Work instructions.
Begin with the line that contains "Output the component" and end with the line that contains "import * as": copy that span of lines exactly, and nothing outside it.

(begin)

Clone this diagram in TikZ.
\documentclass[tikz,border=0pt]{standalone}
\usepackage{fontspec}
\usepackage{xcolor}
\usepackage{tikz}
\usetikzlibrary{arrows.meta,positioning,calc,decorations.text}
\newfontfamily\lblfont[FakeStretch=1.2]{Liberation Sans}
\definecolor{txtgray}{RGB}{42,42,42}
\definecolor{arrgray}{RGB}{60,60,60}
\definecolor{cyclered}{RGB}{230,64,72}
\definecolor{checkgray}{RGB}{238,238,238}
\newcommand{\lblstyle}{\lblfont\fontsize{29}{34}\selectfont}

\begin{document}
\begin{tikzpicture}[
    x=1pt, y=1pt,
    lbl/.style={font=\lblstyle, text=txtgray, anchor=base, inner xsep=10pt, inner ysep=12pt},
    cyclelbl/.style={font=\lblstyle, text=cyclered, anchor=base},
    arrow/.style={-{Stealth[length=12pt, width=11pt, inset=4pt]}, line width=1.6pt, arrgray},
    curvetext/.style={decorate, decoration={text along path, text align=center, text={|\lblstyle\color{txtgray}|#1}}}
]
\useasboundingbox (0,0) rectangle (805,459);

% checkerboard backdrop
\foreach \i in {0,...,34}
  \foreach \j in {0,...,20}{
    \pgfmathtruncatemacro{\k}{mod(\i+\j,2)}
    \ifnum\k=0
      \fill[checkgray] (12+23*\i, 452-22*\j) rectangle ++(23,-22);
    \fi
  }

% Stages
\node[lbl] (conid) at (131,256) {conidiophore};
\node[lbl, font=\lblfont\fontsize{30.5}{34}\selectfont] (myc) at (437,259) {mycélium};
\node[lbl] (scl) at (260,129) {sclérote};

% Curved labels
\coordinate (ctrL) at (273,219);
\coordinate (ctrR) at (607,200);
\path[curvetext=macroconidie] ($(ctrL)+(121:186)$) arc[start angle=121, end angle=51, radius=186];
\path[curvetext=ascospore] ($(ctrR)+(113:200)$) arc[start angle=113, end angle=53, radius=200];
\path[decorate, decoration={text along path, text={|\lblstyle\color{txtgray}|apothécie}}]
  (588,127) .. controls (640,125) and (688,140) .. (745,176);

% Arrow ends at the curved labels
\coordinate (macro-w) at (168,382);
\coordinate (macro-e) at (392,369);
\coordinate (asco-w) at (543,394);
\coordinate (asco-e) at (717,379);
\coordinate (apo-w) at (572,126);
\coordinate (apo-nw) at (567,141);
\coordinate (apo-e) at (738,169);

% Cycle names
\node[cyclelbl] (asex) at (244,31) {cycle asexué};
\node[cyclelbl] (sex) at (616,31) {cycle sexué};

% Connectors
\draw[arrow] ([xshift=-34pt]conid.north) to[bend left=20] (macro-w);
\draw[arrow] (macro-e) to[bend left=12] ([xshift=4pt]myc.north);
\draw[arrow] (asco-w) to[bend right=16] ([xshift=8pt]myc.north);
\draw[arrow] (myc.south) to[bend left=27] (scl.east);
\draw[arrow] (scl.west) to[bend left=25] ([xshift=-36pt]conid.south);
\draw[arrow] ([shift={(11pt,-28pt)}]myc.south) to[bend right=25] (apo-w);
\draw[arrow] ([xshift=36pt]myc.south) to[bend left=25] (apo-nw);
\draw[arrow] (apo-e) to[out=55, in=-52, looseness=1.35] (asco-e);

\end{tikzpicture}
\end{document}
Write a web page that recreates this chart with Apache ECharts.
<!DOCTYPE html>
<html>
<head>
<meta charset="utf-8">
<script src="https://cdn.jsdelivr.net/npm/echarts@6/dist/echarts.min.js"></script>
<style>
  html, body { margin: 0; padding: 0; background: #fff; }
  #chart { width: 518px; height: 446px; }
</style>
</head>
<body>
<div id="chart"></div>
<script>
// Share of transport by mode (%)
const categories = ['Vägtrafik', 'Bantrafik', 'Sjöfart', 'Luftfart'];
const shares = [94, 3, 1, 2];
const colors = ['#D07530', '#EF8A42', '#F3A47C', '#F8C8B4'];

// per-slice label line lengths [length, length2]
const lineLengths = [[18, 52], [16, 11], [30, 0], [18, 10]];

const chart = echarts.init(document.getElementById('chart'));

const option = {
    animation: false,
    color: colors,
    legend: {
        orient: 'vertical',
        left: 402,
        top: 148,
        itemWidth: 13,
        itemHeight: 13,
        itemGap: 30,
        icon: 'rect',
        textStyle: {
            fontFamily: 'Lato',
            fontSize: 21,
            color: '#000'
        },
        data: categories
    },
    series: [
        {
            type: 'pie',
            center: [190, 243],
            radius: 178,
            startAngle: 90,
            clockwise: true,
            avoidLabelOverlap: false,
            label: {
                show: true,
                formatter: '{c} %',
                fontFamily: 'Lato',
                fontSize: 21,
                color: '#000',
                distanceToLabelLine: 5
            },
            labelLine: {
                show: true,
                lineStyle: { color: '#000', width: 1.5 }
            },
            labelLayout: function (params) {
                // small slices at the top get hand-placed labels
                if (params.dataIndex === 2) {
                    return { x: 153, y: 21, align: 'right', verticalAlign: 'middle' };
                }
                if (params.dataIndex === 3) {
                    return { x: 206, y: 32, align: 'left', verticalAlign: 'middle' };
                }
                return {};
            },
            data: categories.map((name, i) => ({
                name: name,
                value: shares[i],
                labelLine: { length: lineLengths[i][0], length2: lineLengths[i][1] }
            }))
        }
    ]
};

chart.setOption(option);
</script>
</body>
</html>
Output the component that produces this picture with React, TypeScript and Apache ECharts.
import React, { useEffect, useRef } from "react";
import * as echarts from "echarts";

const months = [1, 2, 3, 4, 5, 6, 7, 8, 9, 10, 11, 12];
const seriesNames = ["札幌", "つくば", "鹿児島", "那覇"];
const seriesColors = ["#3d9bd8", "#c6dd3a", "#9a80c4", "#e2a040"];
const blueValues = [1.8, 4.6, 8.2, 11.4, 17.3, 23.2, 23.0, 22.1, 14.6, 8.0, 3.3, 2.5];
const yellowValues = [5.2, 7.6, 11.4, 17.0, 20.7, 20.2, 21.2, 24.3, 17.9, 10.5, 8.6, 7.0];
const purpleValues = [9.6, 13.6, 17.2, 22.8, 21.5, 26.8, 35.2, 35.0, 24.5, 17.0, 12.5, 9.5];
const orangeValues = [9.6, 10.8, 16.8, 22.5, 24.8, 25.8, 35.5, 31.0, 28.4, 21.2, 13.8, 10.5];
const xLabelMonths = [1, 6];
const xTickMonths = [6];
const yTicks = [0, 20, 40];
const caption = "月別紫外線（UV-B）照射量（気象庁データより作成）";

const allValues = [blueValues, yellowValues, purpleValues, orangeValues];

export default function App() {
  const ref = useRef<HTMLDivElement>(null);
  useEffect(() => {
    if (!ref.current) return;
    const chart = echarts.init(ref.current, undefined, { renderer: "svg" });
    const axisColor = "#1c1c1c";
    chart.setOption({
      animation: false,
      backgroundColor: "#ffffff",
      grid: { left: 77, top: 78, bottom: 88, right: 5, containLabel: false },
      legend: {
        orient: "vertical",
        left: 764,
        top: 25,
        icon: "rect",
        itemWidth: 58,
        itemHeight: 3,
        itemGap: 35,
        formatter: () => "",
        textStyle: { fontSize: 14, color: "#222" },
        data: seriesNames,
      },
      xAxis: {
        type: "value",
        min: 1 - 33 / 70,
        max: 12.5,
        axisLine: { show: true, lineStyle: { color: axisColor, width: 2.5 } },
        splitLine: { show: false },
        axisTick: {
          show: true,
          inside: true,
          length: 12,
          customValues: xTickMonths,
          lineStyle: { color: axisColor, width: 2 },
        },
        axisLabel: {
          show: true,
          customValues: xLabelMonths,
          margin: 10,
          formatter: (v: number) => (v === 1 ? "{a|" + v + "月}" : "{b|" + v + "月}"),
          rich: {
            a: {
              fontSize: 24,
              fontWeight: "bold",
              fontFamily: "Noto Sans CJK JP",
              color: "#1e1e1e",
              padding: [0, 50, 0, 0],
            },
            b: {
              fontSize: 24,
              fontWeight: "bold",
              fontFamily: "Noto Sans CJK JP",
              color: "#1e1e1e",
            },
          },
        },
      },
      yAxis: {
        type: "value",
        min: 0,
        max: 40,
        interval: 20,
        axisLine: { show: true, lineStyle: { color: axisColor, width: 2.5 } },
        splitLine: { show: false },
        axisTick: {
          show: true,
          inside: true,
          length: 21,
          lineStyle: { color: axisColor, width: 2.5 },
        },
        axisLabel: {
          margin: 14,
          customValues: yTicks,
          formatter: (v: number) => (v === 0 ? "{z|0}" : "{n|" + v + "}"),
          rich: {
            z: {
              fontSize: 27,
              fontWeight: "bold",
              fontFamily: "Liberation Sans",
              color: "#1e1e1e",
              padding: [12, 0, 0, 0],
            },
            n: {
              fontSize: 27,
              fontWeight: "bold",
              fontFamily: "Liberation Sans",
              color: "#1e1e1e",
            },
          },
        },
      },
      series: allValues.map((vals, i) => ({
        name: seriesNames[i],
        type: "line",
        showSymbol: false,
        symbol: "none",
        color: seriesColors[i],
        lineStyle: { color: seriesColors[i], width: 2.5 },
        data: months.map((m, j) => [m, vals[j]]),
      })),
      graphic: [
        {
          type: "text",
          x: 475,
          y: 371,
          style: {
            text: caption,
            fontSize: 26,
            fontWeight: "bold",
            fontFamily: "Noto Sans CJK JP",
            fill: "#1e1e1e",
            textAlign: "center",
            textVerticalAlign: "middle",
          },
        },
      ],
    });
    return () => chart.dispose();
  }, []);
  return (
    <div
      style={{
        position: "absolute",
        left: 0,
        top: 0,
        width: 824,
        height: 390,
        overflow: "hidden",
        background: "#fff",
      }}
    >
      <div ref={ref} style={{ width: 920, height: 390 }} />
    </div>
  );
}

(end)

Completed task.
Output the component that produces this picture with React, TypeScript and Apache ECharts.
import React, { useEffect, useRef } from "react";
import * as echarts from "echarts";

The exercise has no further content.